Una de las claves del mantenimiento del orden patriarcal es la consideración de las mujeres, es decir, de la mitad de la ciudadanía, como menores de edad. Necesitadas siempre de la tutela de un varón que hable por ellas y de unas estructuras jurídico-políticas que, bajo el pretexto de su protección, reduzcan al mínimo su autonomía. Una concepción que es fácil detectar en muchos de los discursos imperantes en esta era posmachista que nos ha tocado vivir. En esa negación de la capacidad de las mujeres para decidir sobre su proyecto vital se alían además fundamentalismos políticos y religiosos, de manera que vuelven a confundirse interesadamente pecado con delito, ética cívica con moral particular y dogmas de fe con razón compleja. Ante este panorama debería resultar más evidente que nunca que no hay mejor garantía de los derechos de todos, y muy especialmente de las mujeres, que desde una concepción laica y republicana de la democracia.

El proyecto de ley de protección de la vida del concebido y de los derechos de la mujer embarazada, cuyo título habla por sí solo, es el mejor ejemplo de las dos transiciones que todavía están pendientes en nuestro país. La primera la que aún no nos ha permitido forjar una ética cívica, apoyada en los valores constitucionales y en los derechos fundamentales, y desligada de morales particulares que en una democracia no pueden imponerse a la totalidad. La confesionalidad encubierta del Estado y la complicidad de los dos grandes partidos con la jerarquía eclesiástica sigue siendo un lastre para un ordenamiento que deberían garantizar la pluralidad de cosmovisiones y, por tanto, ser un amplio marco para que cada cual desarrolle libremente su personalidad. En segundo lugar, nuestro país y con él sus instituciones sigue mostrando con frecuencia las fauces del patriarca que continúan dominando el orden cultural y ocupando mayoritariamente el poder. De ahí las permanentes dificultades todavía de las mujeres para ejercer con plenitud la ciudadanía y la fragilidad de unas conquistas por las que es necesario pelear diariamente.

Es curioso como en casi todos los debates a los que he asistido sobre la regulación del aborto ha habido algún varón que ha reclamado un mayor protagonismo en la cuestión.

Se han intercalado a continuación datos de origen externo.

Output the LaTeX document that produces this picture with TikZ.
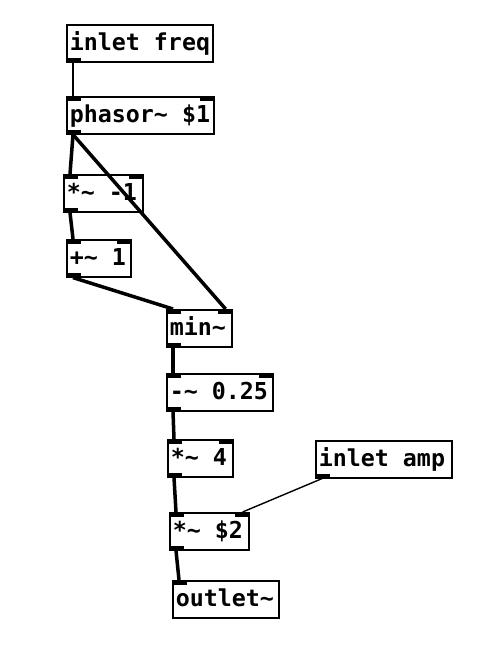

A estos hombres tan preocupados por la reproducción de la especie y por su rol de potenciales padres, habría que convencerlos de que nuestro compromiso debería situarse en la defensa de los derechos de nuestras compañeras. De su libertad ideológica, de su capacidad de autodeterminación, de su libertad sexual y reproductiva, de su derecho a decidir sobre su maternidad. Desde su consideración como sujetos titulares de derechos y no víctimas tutelables, mayores de edad y no menores atadas por sus condiciones biológicas. Algo que además parecía bien claro en nuestro país desde que en 1985 el Tribunal Constitucional distinguió entre la protección del bien jurídico "nasciturus" y la de la mujer cuyos derechos prevalecen en determinados casos. Una persona a la que ni siquiera se le puede exigir una carga mayor de la habitual como la que supondría tener un hijo con unas condiciones de vida indignas.

A todos los ciudadanos demócratas de este país, con independencia de su moral particular, debería como mínimo sorprender la reapertura de un debate que la sociedad española había zanjado y que con la regulación del 2010 había alcanzado unas dosis bien equilibradas de garantía de los derechos y los bienes jurídicos en conflicto. Reabrirlo para poner en duda lo que jurídicamente estaba consolidado y, sobre todo, para cuestionar la autonomía de las mujeres, debería ser motivo para que todos y todas nos rebelásemos contra unos representantes que viven más cerca de los púlpitos que de la calle. Convencidos de que la reforma Gallardón supone un ataque frontal al estatuto de ciudadanía de las mujeres y, por lo tanto, una bofetada eclesiástica al rostro hoy cada vez más maltrecho de nuestra democracia.